Hospice benefits provide these hospice services for a patient’s terminal illness and related conditions:
- Physician services
- Nursing care
- Medical equipment (such as wheelchairs or walkers)
- Medical supplies (such as bandages and catheters)
- Drugs for symptom control and pain relief
- Home health aide services
- Physical and occupational therapy
- Speech therapy
- Social worker services
- Dietary counseling
- Bereavement counseling for the patient and their family
- Short-term inpatient care
- Short-term respite care
- Any other covered services needed to manage pain and control symptoms, as recommended by the hospice team.
- When hospice care is chosen, the following items are normally no longer covered:
- Treatment intended to cure the terminal illness – A patient should consult with their doctor if they are considering getting treatment to cure their illness. Any hospice patient always has the right to stop getting hospice care at any time and receive the coverage they had before they began receiving hospice care.
- Prescription drugs intended to cure the terminal illness – Only the drugs used to provide symptom control and pain relief are covered. If a patient is enrolled in prescription drug coverage, however, drugs unrelated to the terminal
illness normally remain covered.
- Room and board – Room and board aren’t covered if the patient is receiving hospice care in a nursing home unless the nursing home stay is related to short-term inpatient or respite services that the hospice medical team determines are needed.
- Other – The following services are not covered unless they have been arranged in advance by the hospice medical team:
- Emergency room care
- Care in an inpatient facility
- Ambulance transportation
A patient can continue to use their benefit plan to receive care for any health problems that aren’t related to their te
rminal illness. They can also still use their own doctor for this care.
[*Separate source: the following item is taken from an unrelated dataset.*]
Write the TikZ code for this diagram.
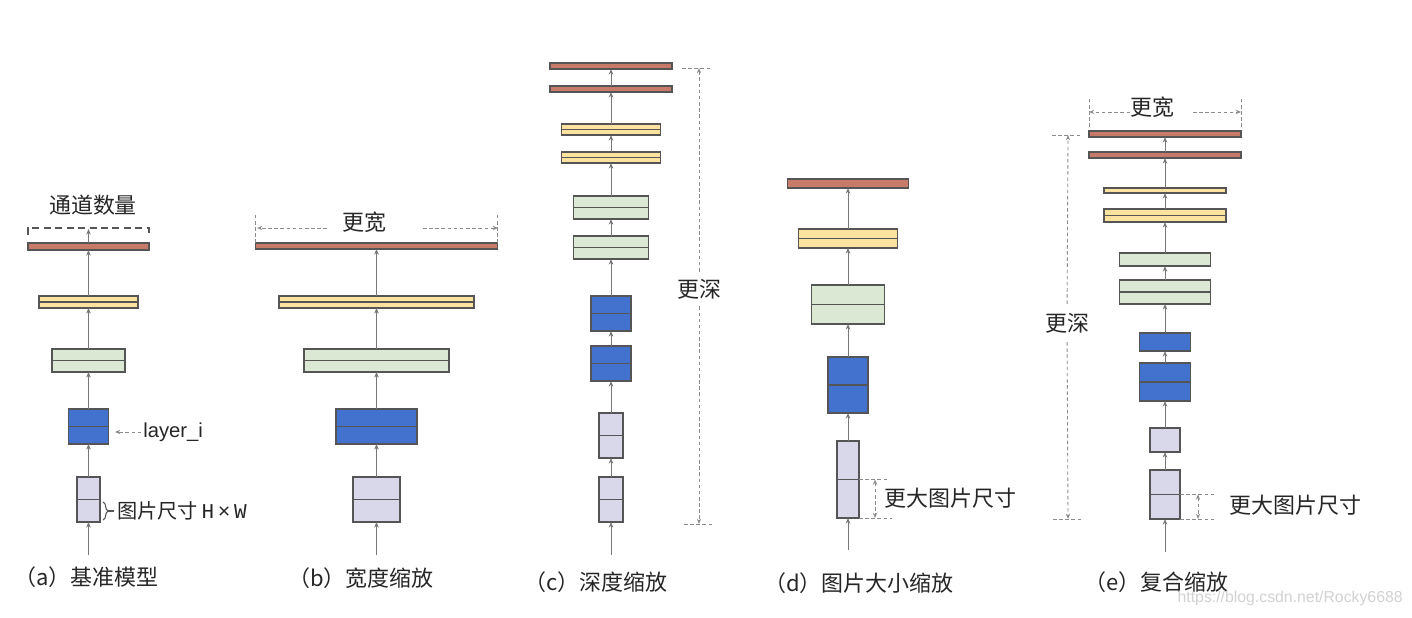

A patient can benefit from hospice care as long as their doctor and the hospice medical director certify that they are terminally ill and probably have six months or less to live if the disease runs its normal course. Even if they live longer than six months, they can still receive hospice care, as long as the hospice medical director recertifies that they are still terminally ill.
If a patient’s health improves or if their illness goes into remission, they may no longer need hospice care. Also, any patient always has the right to stop getting hospice care for any reason. If a patient decides to stop their hospice care, they normally may return to the type of coverage that they had before they chose a hospice program. If they are eligible, they can begin receiving hospice care again at any time.
While in hospice care, a patient may have one person who takes care of them every day, such as a family member. Sometimes this person needs someone to take care of the patient for a short time when he or she needs a break from
caregiving. Respite care is care given to a hospice patient by another caregiver such as a nursing home or other inpatient facility so that the primary caregiver(s) can rest.